• [EXERCISE GOAL] Everything from the line with "Reproduce this chart with D3.js." down to the line with "const y = d3.scaleLinear().domain([0, 1]).range([B, T]);" below must be printed exactly, those two lines included. Exclude pictures.

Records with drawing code
──────
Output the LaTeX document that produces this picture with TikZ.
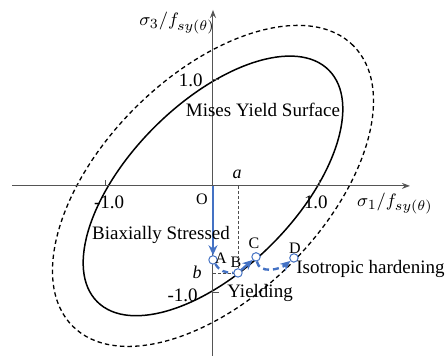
\documentclass[tikz,border=0pt]{standalone}
\usepackage{fontspec}
\setmainfont{Liberation Serif}
\usepackage{tikz}
\usetikzlibrary{arrows.meta, positioning}
\definecolor{pathblue}{RGB}{68,114,196}
\definecolor{axisgray}{RGB}{85,85,85}

\begin{document}
\begin{tikzpicture}[x=1.845cm, y=1.845cm,
  every node/.style={font=\fontsize{9.5}{11}\selectfont},
  axis/.style={color=axisgray, line width=0.5pt, -{Stealth[length=4pt, width=3pt]}},
  surface/.style={black, line width=0.75pt},
  hardened/.style={black, line width=0.65pt, dash pattern=on 2.2pt off 1.6pt},
  guide/.style={black!70, line width=0.35pt, dash pattern=on 1.5pt off 1pt},
  state/.style={circle, draw=pathblue, fill=white, line width=0.5pt,
                inner sep=0pt, minimum size=4.2pt},
  ptlabel/.style={font=\fontsize{8}{9}\selectfont, inner sep=0pt},
  ticklabel/.style={font=\fontsize{9.5}{10}\selectfont, inner sep=0pt},
  load/.style={pathblue, line width=1.2pt, -{Stealth[length=5pt, width=4.5pt]}},
  loaddash/.style={load, dash pattern=on 3pt off 2pt},
]
\useasboundingbox (-2.029,-1.619) rectangle (2.210,1.771);

% ── Yield surfaces ──
\draw[surface, rotate=45]  (0,0) ellipse (1.56 and 0.79);
\draw[hardened, rotate=45] (0,0) ellipse (1.89 and 1.05);

% ── Axes ──
\coordinate (xs) at (-1.914,0); \coordinate (xe) at (1.876,0);
\coordinate (ys) at (0,-1.619); \coordinate (ye) at (0,1.676);
\draw[axis] (xs) -- (xe);
\draw[axis] (ys) -- (ye);
\foreach \t in {-1.02,1.01} \draw[axisgray, line width=0.5pt] (\t,0) -- ++(0,0.06);
\foreach \t in {-1.02,1.01} \draw[axisgray, line width=0.5pt] (0,\t) -- ++(0.06,0);

\node[ticklabel] (xm) at (-0.99,-0.152) {-1.0};
\node[ticklabel] (xp) at (0.98,-0.152) {1.0};
\node[ticklabel, anchor=east] (yp) at (-0.095,1.01) {1.0};
\node[ticklabel, anchor=east] (ym) at (-0.143,-1.04) {-1.0};
\node[inner sep=0pt] (xlab) at (1.733,-0.17) {$\sigma_1/f_{sy(\theta)}$};
\node[inner sep=0pt] (ylab) at (-0.343,1.552) {$\sigma_3/f_{sy(\theta)}$};

% ── Loading path ──
\coordinate (O) at (0,0);
\node[ptlabel] (olab) at (-0.105,-0.124) {O};
\node[state] (A) at (0,-0.705) {};
\node[state] (B) at (0.238,-0.829) {};
\node[state] (C) at (0.41,-0.676) {};
\node[state] (D) at (0.771,-0.686) {};
\node[ptlabel] (alab) at (0.075,-0.69) {A};
\node[ptlabel] (blab) at (0.219,-0.728) {B};
\node[ptlabel] (clab) at (0.39,-0.543) {C};
\node[ptlabel] (dlab) at (0.781,-0.59) {D};

\coordinate (a) at (0.238,0);
\coordinate (b) at (0,-0.829);
\draw[guide] (a) -- (B);
\draw[guide] (b) -- (B);
\node[inner sep=0pt, font=\fontsize{9}{10}\selectfont\itshape] (alabel) at (0.229,0.114) {a};
\node[inner sep=0pt, font=\fontsize{9}{10}\selectfont\itshape] (blabel) at (-0.152,-0.819) {b};

\draw[load] (O) -- (A);
\draw[loaddash, -] (A) to[out=-60, in=180] (B);
\draw[load] (B) -- (C);
\draw[loaddash] (C) to[out=-80, in=-140] (D);

% ── Texts ──
\node[inner sep=0pt] (mises) at (0.476,0.724) {Mises Yield Surface};
\node[inner sep=0pt] (biax) at (-0.495,-0.467) {Biaxially Stressed};
\node[inner sep=0pt] (yield) at (0.448,-1.019) {Yielding};
\node[inner sep=0pt, anchor=west] (iso) at (0.79,-0.79) {Isotropic hardening};

\end{tikzpicture}
\end{document}
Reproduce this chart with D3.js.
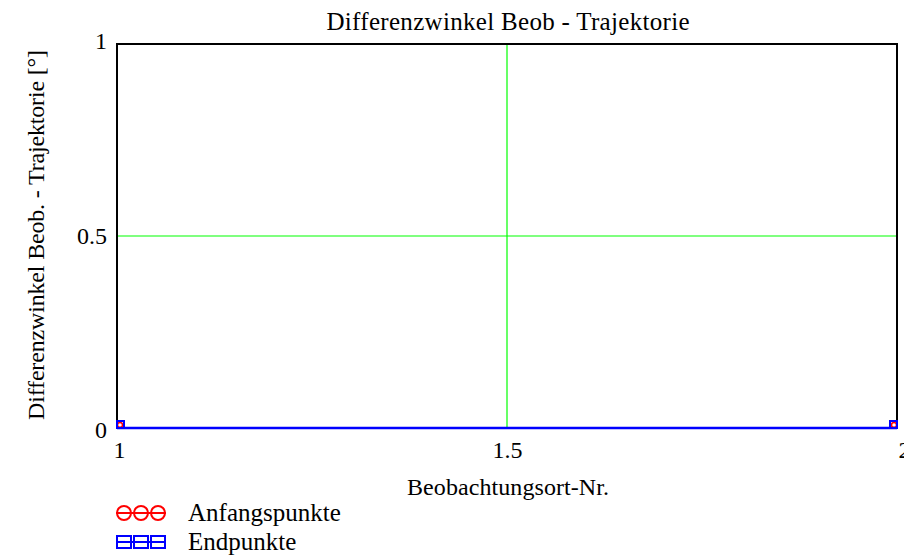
<!DOCTYPE html>
<html><head><meta charset="utf-8">
<script src="https://cdn.jsdelivr.net/npm/d3@7"></script>
<style>body{margin:0;background:#fff;}svg text{font-family:"Liberation Serif","Times New Roman",serif !important;}</style>
</head><body>
<svg id="c" width="904" height="558"></svg>
<script>
const xCats = [1, 2];
const anfang = [0, 0];
const endp = [0, 0];
const xTicks = [1, 1.5, 2];
const yTicks = [0, 0.5, 1];
const title = "Differenzwinkel Beob - Trajektorie";
const xLabel = "Beobachtungsort-Nr.";
const yLabel = "Differenzwinkel Beob. - Trajektorie [°]";
const seriesNames = ["Anfangspunkte", "Endpunkte"];
const seriesColors = ["#ff0000", "#0000ff"];

const FS = 24;
const svg = d3.select("#c");
const L = 117, R = 897, T = 44, B = 428;
const x = d3.scaleLinear().domain([1, 2]).range([L, R]);
const y = d3.scaleLinear().domain([0, 1]).range([B, T]);

svg.append("g").selectAll("line").data([1.5]).enter().append("line")
  .attr("x1", d => x(d)).attr("x2", d => x(d)).attr("y1", T).attr("y2", B)
  .attr("stroke", "#00ff00").attr("stroke-width", 1.2);
svg.append("g").selectAll("line").data([0.5]).enter().append("line")
  .attr("y1", d => y(d)).attr("y2", d => y(d)).attr("x1", L).attr("x2", R)
  .attr("stroke", "#00ff00").attr("stroke-width", 1.2);

svg.append("rect").attr("x", L).attr("y", T).attr("width", R - L).attr("height", B - T)
  .attr("fill", "none").attr("stroke", "#000").attr("stroke-width", 2);

const yAxis = d3.axisLeft(y).tickValues(yTicks).tickSize(0).tickPadding(10).tickFormat(d3.format("~g"));
const gy = svg.append("g").attr("transform", `translate(${L},0)`).call(yAxis);
gy.select(".domain").remove();
gy.attr("font-size", FS);
gy.selectAll("text").attr("fill", "#000")
  .attr("dy", (d) => d === 1 ? "0.2em" : d === 0 ? "0.4em" : "0.32em");

const xAxis = d3.axisBottom(x).tickValues(xTicks).tickSize(0).tickPadding(13).tickFormat(d3.format("~g"));
const gx = svg.append("g").attr("transform", `translate(0,${B})`).call(xAxis);
gx.select(".domain").remove();
gx.attr("font-size", FS);
gx.selectAll("text").attr("fill", "#000")
  .attr("text-anchor", (d) => d === 1 ? "start" : "middle")
  .attr("dx", (d) => d === 1 ? "-4" : d === 2 ? "7" : "0");

const line = d3.line().x((d, i) => x(xCats[i])).y(d => y(d));
svg.append("path").datum(anfang).attr("d", line).attr("fill", "none").attr("stroke", seriesColors[0]).attr("stroke-width", 2);
svg.append("path").datum(endp).attr("d", line).attr("fill", "none").attr("stroke", seriesColors[1]).attr("stroke-width", 2.5);
svg.append("g").selectAll("circle").data(anfang).enter().append("circle")
  .attr("cx", (d, i) => x(xCats[i]) + (i === 0 ? 3 : -3)).attr("cy", d => y(d) - 3).attr("r", 2.5)
  .attr("fill", "none").attr("stroke", seriesColors[0]).attr("stroke-width", 1.5);
svg.append("g").selectAll("rect").data(endp).enter().append("rect")
  .attr("x", (d, i) => x(xCats[i]) + (i === 0 ? 0 : -7)).attr("y", d => y(d) - 7).attr("width", 7).attr("height", 7)
  .attr("fill", "none").attr("stroke", seriesColors[1]).attr("stroke-width", 2);

svg.append("text").attr("x", 508).attr("y", 30).attr("text-anchor", "middle").attr("font-size", 25)
  .attr("textLength", 363).attr("lengthAdjust", "spacing").text(title);
svg.append("text").attr("x", 508).attr("y", 495).attr("text-anchor", "middle").attr("font-size", FS)
  .attr("textLength", 202).attr("lengthAdjust", "spacing").text(xLabel);
svg.append("text").attr("transform", "translate(44,235) rotate(-90)").attr("text-anchor", "middle").attr("font-size", FS)
  .attr("textLength", 370).attr("lengthAdjust", "spacing").text(yLabel);

const lg = svg.append("g");
const legendW = [154, 117];
seriesNames.forEach((name, i) => {
  const cy = 513 + i * 29;
  const g = lg.append("g");
  g.append("line").attr("x1", 116).attr("x2", 166).attr("y1", cy).attr("y2", cy).attr("stroke", seriesColors[i]).attr("stroke-width", 2);
  [124, 141, 158].forEach(cx => {
    if (i === 0) g.append("circle").attr("cx", cx).attr("cy", cy).attr("r", 7).attr("fill", "none").attr("stroke", seriesColors[i]).attr("stroke-width", 2);
    else g.append("rect").attr("x", cx - 7).attr("y", cy - 6).attr("width", 14).attr("height", 12).attr("fill", "none").attr("stroke", seriesColors[i]).attr("stroke-width", 2);
  });
  g.append("text").attr("x", 188).attr("y", cy + 8).attr("font-size", 25).text(name);
});
</script>
</body></html>
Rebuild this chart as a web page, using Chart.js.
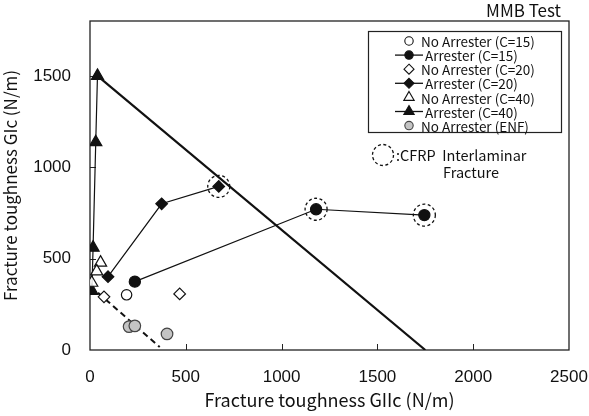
<!DOCTYPE html>
<html>
<head>
<meta charset="utf-8">
<script src="https://cdn.jsdelivr.net/npm/chart.js@4/dist/chart.umd.min.js"></script>
<style>
  html, body { margin: 0; padding: 0; background: #fff; }
  #wrap { width: 589px; height: 416px; position: relative; }
</style>
</head>
<body>
<div id="wrap"><canvas id="c" width="589" height="416"></canvas></div>
<script>
// Mode I (GIc) vs mode II (GIIc) fracture toughness, MMB tests
const noArr15X = [191];
const noArr15Y = [302];
const arr15X = [234, 1180, 1745];
const arr15Y = [374, 770, 738];
const noArr20X = [73, 468];
const noArr20Y = [291, 307];
const arr20X = [94, 374, 672];
const arr20Y = [401, 800, 895];
const noArr40X = [55, 35, 9];
const noArr40Y = [478, 430, 368];
const arr40X = [10, 16, 30, 39];
const arr40Y = [324, 560, 1137, 1500];
const enfX = [204, 234, 402];
const enfY = [128, 132, 88];
// straight criterion lines
const critX = [39, 1750];
const critY = [1500, 0];
const enfFitX = [42, 364];
const enfFitY = [313, 16];
// points that failed by CFRP interlaminar fracture
const cfrpX = [672, 1180, 1745];
const cfrpY = [895, 770, 738];

const xTicks = [0, 500, 1000, 1500, 2000, 2500];
const yTicks = [0, 500, 1000, 1500];

const pts = (xs, ys) => xs.map((x, i) => ({ x, y: ys[i] }));

const JP = '"Noto Sans CJK JP", "Noto Sans", sans-serif';
const LAT = '"Liberation Sans", Arial, sans-serif';

const series = [
  { label: 'No Arrester (C=15)', data: pts(noArr15X, noArr15Y), pointStyle: 'circle', pointRadius: 5.2, backgroundColor: '#fff', borderColor: '#111', showLine: false },
  { label: 'Arrester (C=15)', data: pts(arr15X, arr15Y), pointStyle: 'circle', pointRadius: 5.6, backgroundColor: '#111', borderColor: '#111', showLine: true },
  { label: 'No Arrester (C=20)', data: pts(noArr20X, noArr20Y), pointStyle: 'rectRot', pointRadius: 5.8, backgroundColor: '#fff', borderColor: '#111', showLine: false },
  { label: 'Arrester (C=20)', data: pts(arr20X, arr20Y), pointStyle: 'rectRot', pointRadius: 5.8, backgroundColor: '#111', borderColor: '#111', showLine: true },
  { label: 'No Arrester (C=40)', data: pts(noArr40X, noArr40Y), pointStyle: 'triangle', pointRadius: 7, backgroundColor: 'rgba(255,255,255,0.85)', borderColor: '#111', showLine: false },
  { label: 'Arrester (C=40)', data: pts(arr40X, arr40Y), pointStyle: 'triangle', pointRadius: 7, backgroundColor: '#111', borderColor: '#111', showLine: true },
  { label: 'No Arrester (ENF)', data: pts(enfX, enfY), pointStyle: 'circle', pointRadius: 5.8, backgroundColor: '#c4c4c4', borderColor: '#444', showLine: false }
];

const datasets = series.map(s => Object.assign({
  borderWidth: 1.2,
  pointBorderWidth: 1.2,
  pointBackgroundColor: s.backgroundColor,
  pointBorderColor: s.borderColor,
  pointHoverRadius: s.pointRadius,
  fill: false,
  order: 1
}, s));

datasets.push({
  label: 'crit', data: pts(critX, critY), showLine: true, pointRadius: 0,
  borderColor: '#111', borderWidth: 2.2, order: 5
});
datasets.push({
  label: 'enfFit', data: pts(enfFitX, enfFitY), showLine: true, pointRadius: 0,
  borderColor: '#111', borderWidth: 2, borderDash: [6, 4], order: 5
});

function marker(ctx, style, x, y, r, fill, stroke) {
  ctx.save();
  ctx.beginPath();
  if (style === 'circle') {
    ctx.arc(x, y, r, 0, Math.PI * 2);
  } else if (style === 'rectRot') {
    ctx.moveTo(x, y - r); ctx.lineTo(x + r, y); ctx.lineTo(x, y + r); ctx.lineTo(x - r, y);
    ctx.closePath();
  } else if (style === 'triangle') {
    const w = r * Math.sqrt(3) / 2;
    ctx.moveTo(x, y - r); ctx.lineTo(x + w, y + r / 2); ctx.lineTo(x - w, y + r / 2);
    ctx.closePath();
  }
  ctx.fillStyle = fill; ctx.fill();
  ctx.strokeStyle = stroke; ctx.lineWidth = 1.1; ctx.stroke();
  ctx.restore();
}

const decor = {
  id: 'decor',
  beforeDatasetsDraw(chart) {
    const { ctx, chartArea: a, scales } = chart;
    ctx.save();
    ctx.strokeStyle = '#222';
    ctx.lineWidth = 1.3;
    ctx.strokeRect(a.left, a.top, a.right - a.left, a.bottom - a.top);
    ctx.lineWidth = 1;
    xTicks.slice(1, -1).forEach(v => {
      const px = Math.round(scales.x.getPixelForValue(v)) + 0.5;
      ctx.beginPath(); ctx.moveTo(px, a.bottom); ctx.lineTo(px, a.bottom - 6); ctx.stroke();
    });
    yTicks.slice(1).forEach(v => {
      const py = Math.round(scales.y.getPixelForValue(v)) + 0.5;
      ctx.beginPath(); ctx.moveTo(a.left, py); ctx.lineTo(a.left + 6, py); ctx.stroke();
    });
    ctx.restore();
  },
  afterDatasetsDraw(chart) {
    const { ctx, scales } = chart;
    ctx.save();
    // dashed rings around CFRP interlaminar fracture points
    ctx.strokeStyle = '#111';
    ctx.lineWidth = 1.3;
    ctx.setLineDash([3, 2.5]);
    cfrpX.forEach((v, i) => {
      ctx.beginPath();
      ctx.arc(scales.x.getPixelForValue(v), scales.y.getPixelForValue(cfrpY[i]), 11, 0, Math.PI * 2);
      ctx.stroke();
    });
    ctx.beginPath();
    ctx.arc(383, 155, 10.5, 0, Math.PI * 2);
    ctx.stroke();
    ctx.setLineDash([]);

    ctx.fillStyle = '#111';
    ctx.textBaseline = 'middle';
    ctx.font = '14.5px ' + JP;
    ctx.textAlign = 'left';
    ctx.fillText(':CFRP  Interlaminar', 396, 155);
    ctx.textAlign = 'center';
    ctx.fillText('Fracture', 471, 172);

    // title
    ctx.font = '17px ' + JP;
    ctx.textAlign = 'right';
    ctx.fillText('MMB Test', 561, 11);

    // legend box
    const lx = 368, ly = 31, lw = 193, lh = 101;
    ctx.fillStyle = '#fff';
    ctx.fillRect(lx, ly, lw, lh);
    ctx.strokeStyle = '#222';
    ctx.lineWidth = 1.2;
    ctx.strokeRect(lx + 0.5, ly + 0.5, lw, lh);
    ctx.font = '13.5px ' + JP;
    ctx.textAlign = 'left';
    series.forEach((s, i) => {
      const y = ly + 10 + i * 14.1;
      const mx = 409;
      if (s.showLine) {
        ctx.strokeStyle = '#111';
        ctx.lineWidth = 1.3;
        ctx.beginPath(); ctx.moveTo(395, y); ctx.lineTo(423, y); ctx.stroke();
      }
      const r = s.pointStyle === 'triangle' ? 6 : (s.pointStyle === 'rectRot' ? 5 : 4.2);
      const fill = s.backgroundColor.startsWith('rgba') ? '#fff' : s.backgroundColor;
      marker(ctx, s.pointStyle, mx, y, r, fill, s.borderColor);
      ctx.fillStyle = '#111';
      ctx.fillText(s.label, s.showLine ? 425 : 421, y + 1);
    });
    ctx.restore();
  }
};

new Chart(document.getElementById('c'), {
  type: 'scatter',
  data: { datasets },
  options: {
    responsive: false,
    animation: false,
    events: [],
    layout: { padding: { top: 21, right: 20, left: 0, bottom: 0 } },
    plugins: { legend: { display: false }, tooltip: { enabled: false } },
    scales: {
      x: {
        type: 'linear', min: 0, max: 2500,
        grid: { display: false, drawTicks: false },
        border: { display: false },
        afterFit: s => { s.height = 66; s.paddingLeft = 0; s.paddingRight = 0; },
        afterBuildTicks: s => { s.ticks = xTicks.map(v => ({ value: v })); },
        ticks: { padding: 17, color: '#111', font: { family: LAT, size: 17 }, callback: v => String(v) },
        title: { display: true, text: 'Fracture toughness GIIc (N/m)', color: '#111', font: { family: JP, size: 18 }, padding: { top: 0, bottom: 5 } }
      },
      y: {
        type: 'linear', min: 0, max: 1800,
        grid: { display: false, drawTicks: false },
        border: { display: false },
        afterFit: s => { s.width = 90; s.paddingTop = 0; s.paddingBottom = 0; },
        afterBuildTicks: s => { s.ticks = yTicks.map(v => ({ value: v })); },
        ticks: { padding: 19, color: '#111', font: { family: LAT, size: 17 }, callback: v => String(v) },
        title: { display: true, text: 'Fracture toughness GIc (N/m)', color: '#111', font: { family: JP, size: 17 }, padding: { top: 0, bottom: 4 } }
      }
    }
  },
  plugins: [decor]
});
</script>
</body>
</html>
──────
• [ANSWER BELOW]
Reproduce this chart with D3.js.
<!DOCTYPE html>
<html><head><meta charset="utf-8">
<script src="https://cdn.jsdelivr.net/npm/d3@7"></script>
<style>body{margin:0;background:#fff;}svg text{font-family:"Liberation Serif","Times New Roman",serif !important;}</style>
</head><body>
<svg id="c" width="904" height="558"></svg>
<script>
const xCats = [1, 2];
const anfang = [0, 0];
const endp = [0, 0];
const xTicks = [1, 1.5, 2];
const yTicks = [0, 0.5, 1];
const title = "Differenzwinkel Beob - Trajektorie";
const xLabel = "Beobachtungsort-Nr.";
const yLabel = "Differenzwinkel Beob. - Trajektorie [°]";
const seriesNames = ["Anfangspunkte", "Endpunkte"];
const seriesColors = ["#ff0000", "#0000ff"];

const FS = 24;
const svg = d3.select("#c");
const L = 117, R = 897, T = 44, B = 428;
const x = d3.scaleLinear().domain([1, 2]).range([L, R]);
const y = d3.scaleLinear().domain([0, 1]).range([B, T]);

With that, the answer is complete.